Bisher sind etwa 3.000 Angehörige der philippinischen Streitkräfte sowie etwa 500 Rebellen und Terroristen in die Kämpfe verwickelt. Auf Regierungsseite wurden etwa 70, auf Seiten der Terroristen knapp 300 Personen sowie etwa 100 Zivilisten getötet. Es sind noch immer etwa 150 Zivilisten gefangen in Marawi (Stand: 28. Juni 2017).
Die Kämpfe dauern an. Die Regierung schlägt mit Truppen und schwerem Geschütz zurück.

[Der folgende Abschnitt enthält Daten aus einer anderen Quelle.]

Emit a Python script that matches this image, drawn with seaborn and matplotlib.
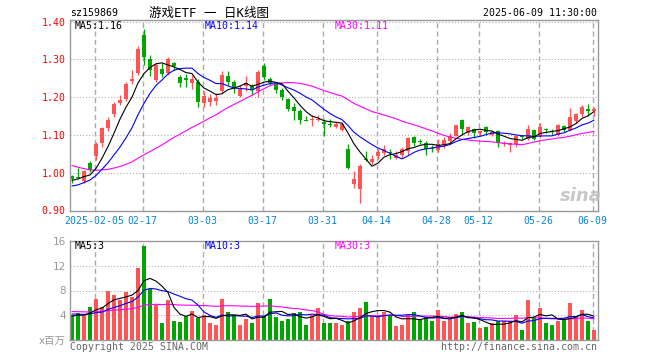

Es sieht derzeit so aus, als sollten die verbleibenden etwa 120 Terroristen in Kürze besiegt sein.
6. Verhängung des Kriegsrechts in Mindanao
Präsident Duterte verhängte noch aus Russland am 23. Mai 2017 über die gesamte Inselregion Mindanao das Kriegsrecht (Martial Law) für zunächst 60 Tage und brach seine Russlandreise ab.
Damit entfällt die Pflicht, vor einer Inhaftierung erst einen Haftbefehl ausstellen zu müssen. Dieser kann jetzt auch drei Tage später beigebracht werden.
Im Zuge der Befreiung von Marawi wurde bereits am ersten Tag, am 23. Mai 2017, ein Video gefunden. Das zeigt den Anführer Abdullah Maute zusammen mit dem Abu Sayyaf-Terroristen, Isnilon Hapilon und etwa 10 weiteren Personen. Abdullah Maute erläutert darin Pläne, die Stadt Marawi zu übernehmen, mit den Einwohnern zu verfahren wie ihnen beliebt und die Stadt als Ausgangspunkt für ein philippinisches Kalifat auszubauen.
Die weitere Information, dass bereits 2016, Isnilon Hapilon, vom IS zu deren Emir in Südost-Asien bestimmt wurde, ließ damit auch letzte Zweifel auf den Philippinen verstummen, ob die Ausrufung des Kriegsrechtes das richtige Mittel sei, dem Terror entgegenzutreten.
Am 30. Mai 2017 hat der Senat der Philippinen mit Mehrheitsbeschluss (17:5) die Verhängung des Kriegsrechts unterstützt.
7. Sicherheit – Wo denn genau?
In Marawi, das in der Mitte und an der nördlichen Küste der Insel Mindanao liegt, ist es alles andere als sicher. Dort wird gekämpft. Die Stadt ist eingeschlossen. Es ist dort sehr gefährlich. Dort herrscht Krieg. In diese Gebiete sollten Sie nicht reisen.
Für Reisen in alle anderen Gebiete, insbesondere nach Metro Manila, Cebu City oder Davao auf der Insel Mindanao besteht diese Sorge nicht. Sonst dürfte wohl auch niemand nach Berlin, Cannes, Manchester, London oder Paris reisen.
Der Autor hat für sein philippinisches Unternehmen für technischen Hochwasserschutz gerade einen Auftrag im Norden der Insel Mindanao, unweit der umkämpften Stadt Marawi, erhalten und wird dort in etwa zwei Wochen die Montage durchführen.
Einheimische berichten, dass es sicher ist.
Aber ja, es gibt dort verstärkte Militärposten und Polizei. Solange Sie nicht mit einer Bierflasche krakeelend nachts um 22 Uhr auf der Straße angetroffen werden, haben Sie jedoch nichts zu befürchten.
8. Fazit
Präsident Duterte hat das Kriegsrecht ist für die südliche Region Mindanao ausgerufen.
Die Kämpfe der radikal-islamischen Maute-Gruppe mit Abu Sayyaf-Kämpfern um die Errichtung einer IS-Hochburg in der Stadt Marawi in der Provinz Lana del Sur dauern an (Stand: 28. Juni 2017). 300 Terroristen konnten getötet werden. Insgesamt gab es bisher mehr als 470 Tote unter Terroristen, Regierungstruppen und Zivilisten.
Die Regierung schlägt mit Truppen und schwerem Geschütz zurück. Es sieht derzeit so aus, als sollten die Terroristen in Kürze besiegt sein. Aber wer weiß das schon.
In allen anderen Landesteilen der Philippinen sind keine Unruhen bekannt. Das Leben geht dort ungehindert und ungestört weiter.
Vorsicht ist geboten. Das gilt aber nunmehr für fast alle Orte dieser Welt.
Meine asiatische Frage an Sie:
Welche Meinung haben Sie zu diesem Thema “Sicherheit”?